- _DIRECTIONS FOR THIS TASK_:
From the listing below, extract each line containing the string "matplotlib".

---*---

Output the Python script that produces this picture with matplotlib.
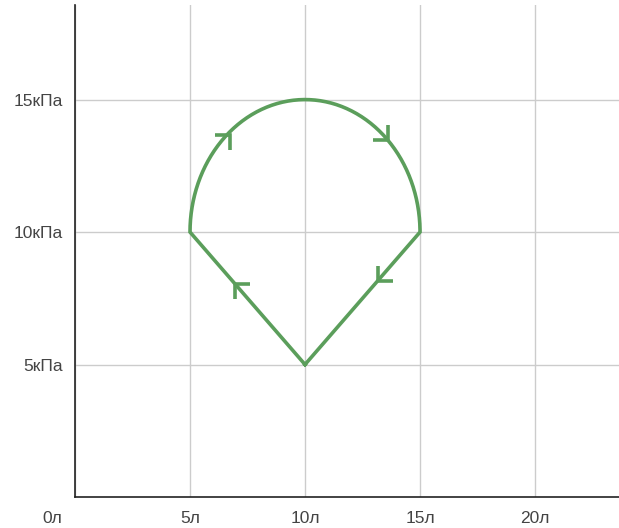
import numpy as np
import matplotlib
matplotlib.use("Agg")
import matplotlib.pyplot as plt
import matplotlib.transforms as mtransforms

plt.rcParams['font.family'] = ['Liberation Sans', 'DejaVu Sans']

# Data
start_point = (10, 5)
left_point = (5, 10)
arc_center = (10, 10)
arc_radius = 5
right_point = (15, 10)

x_ticks = [0, 5, 10, 15, 20]
x_labels = ["0л", "5л", "10л", "15л", "20л"]
y_ticks = [5, 10, 15]
y_labels = ["5кПа", "10кПа", "15кПа"]

# arrow tips (x, y) and direction signs (sx, sy) of travel
arrow_x = [6.74, 13.6, 13.17, 6.96]
arrow_y = [13.66, 13.47, 8.17, 8.04]
arrow_sx = [1, 1, -1, -1]
arrow_sy = [1, -1, -1, 1]

color = '#5B9E5B'

fig = plt.figure(figsize=(6.19, 5.28), dpi=100)
ax = fig.add_axes([75/619, 31/528, 544/619, 492/528])
ax.set_xlim(0, 23.65)
ax.set_ylim(0, 18.57)

# path
theta = np.linspace(np.pi, 0, 200)
arc_x = arc_center[0] + arc_radius*np.cos(theta)
arc_y = arc_center[1] + arc_radius*np.sin(theta)
px = np.concatenate([[start_point[0], left_point[0]], arc_x, [right_point[0], start_point[0]]])
py = np.concatenate([[start_point[1], left_point[1]], arc_y, [right_point[1], start_point[1]]])
ax.plot(px, py, color=color, lw=2.6, solid_joinstyle='miter', zorder=3)

# arrows: arms of ~15 px
dx = 15/23.0
dy = 15/26.5
for x, y, sx, sy in zip(arrow_x, arrow_y, arrow_sx, arrow_sy):
    ax.plot([x - sx*dx, x, x], [y, y, y - sy*dy], color=color, lw=2.6,
            solid_capstyle='butt', solid_joinstyle='miter', zorder=3)

ax.set_xticks(x_ticks)
ax.set_xticklabels(x_labels)
ax.set_yticks(y_ticks)
ax.set_yticklabels(y_labels)
ax.tick_params(length=0, labelsize=12.5, labelcolor='#444444')
ax.tick_params(axis='x', pad=10)
ax.tick_params(axis='y', pad=8.5)
ax.grid(True, color='#cccccc', lw=1)
ax.set_axisbelow(True)
for s in ['top', 'right']:
    ax.spines[s].set_visible(False)
for s in ['left', 'bottom']:
    ax.spines[s].set_color('#222222')
    ax.spines[s].set_linewidth(1.2)

# shift the 0 label left
lab0 = ax.get_xticklabels()[0]
lab0.set_transform(lab0.get_transform() + mtransforms.ScaledTranslation(-23/100, 0, fig.dpi_scale_trans))

fig.savefig("out.png", dpi=100)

---*---

- _THE COMPLETED TASK_:
Output the Python script that produces this picture with matplotlib.
import matplotlib
matplotlib.use("Agg")
import matplotlib.pyplot as plt
import matplotlib.transforms as mtransforms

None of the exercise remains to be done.